2024年4月26日(金)

赤坂英一の野球丸

2018年10月3日

 一方で、短期決戦では意外な脇役が〝シリーズ男〟になることも少なくない。一昨年のCSで大活躍した田中広輔がその最たる例である。4試合で12打数10安打5四球、打率8割3分3厘、出塁率8割8分2厘と、CS史上最高の数字を残してMVPにも輝いた。この大当たりには、「神ってる」の発案者・緒方孝市監督も「CSは広輔が神ってたね」とびっくりしていたほど。カープ打線の得点力は、田中、菊池涼介の1、2番コンビがどれだけチャンスを作れるかにかかっているだけに、彼らが〝シリーズ男〟になれば日本一を奪回できる確率も高まる。

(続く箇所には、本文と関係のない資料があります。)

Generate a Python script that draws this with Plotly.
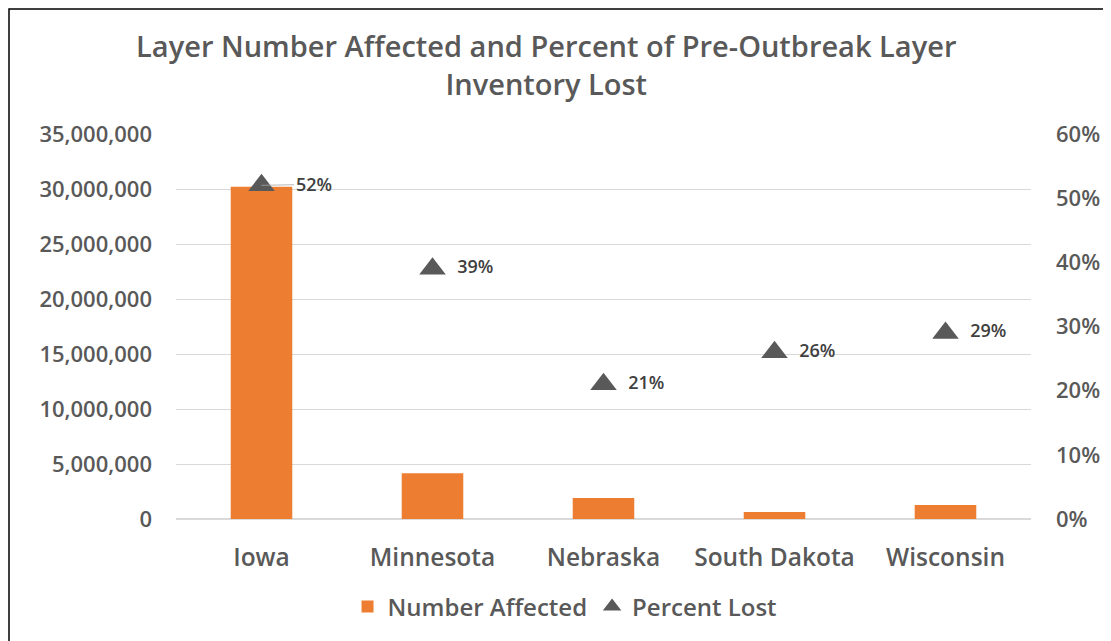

 もっとも、シーズンで絶好調だった鈴木に比べると、田中は打率2割6分5厘、菊池は同2割3分6厘と本来の状態からは程遠い。彼らの不調はすでに1カ月以上続いており、田中は優勝マジックナンバーが点灯した直後の8月18日、DeNA戦から1番を野間峻祥に明け渡し、7、8番に回された。不動の2番だった菊池も、8月4日のDeNA戦では8番に下げられ、9月22日の阪神戦では今季一度だけのベンチスタートとなった。CSで広島と対戦する可能性のあるチームのスコアラーは、そうした緒方監督の用兵を観察してこう言っている。

1番・野間は切り札になり得る

 「緒方監督は恐らく、CSを1番・野間で戦うことも考えているはずだ。足と外野守備なら間違いなく広島で一番。セ・リーグでトップクラスだからね。その野間を25試合スタメン1番で使ったことからして、緒方監督の期待度と信頼度は相当なもの。マジックが減って優勝直前になると、本来の1番・田中、2番・菊池に戻したけど、短期決戦は勢いが肝心。彼らが機能しなければ、昨年のCSや一昨年のシリーズのようにズルズルいってしまうかもしれない。そういう意味でも、1番・野間は切り札になり得る」

 16年シーズンの鈴木、17年CSの田中に続いて、18年は野間が「神ってるシリーズ男」になれるか、注目したい。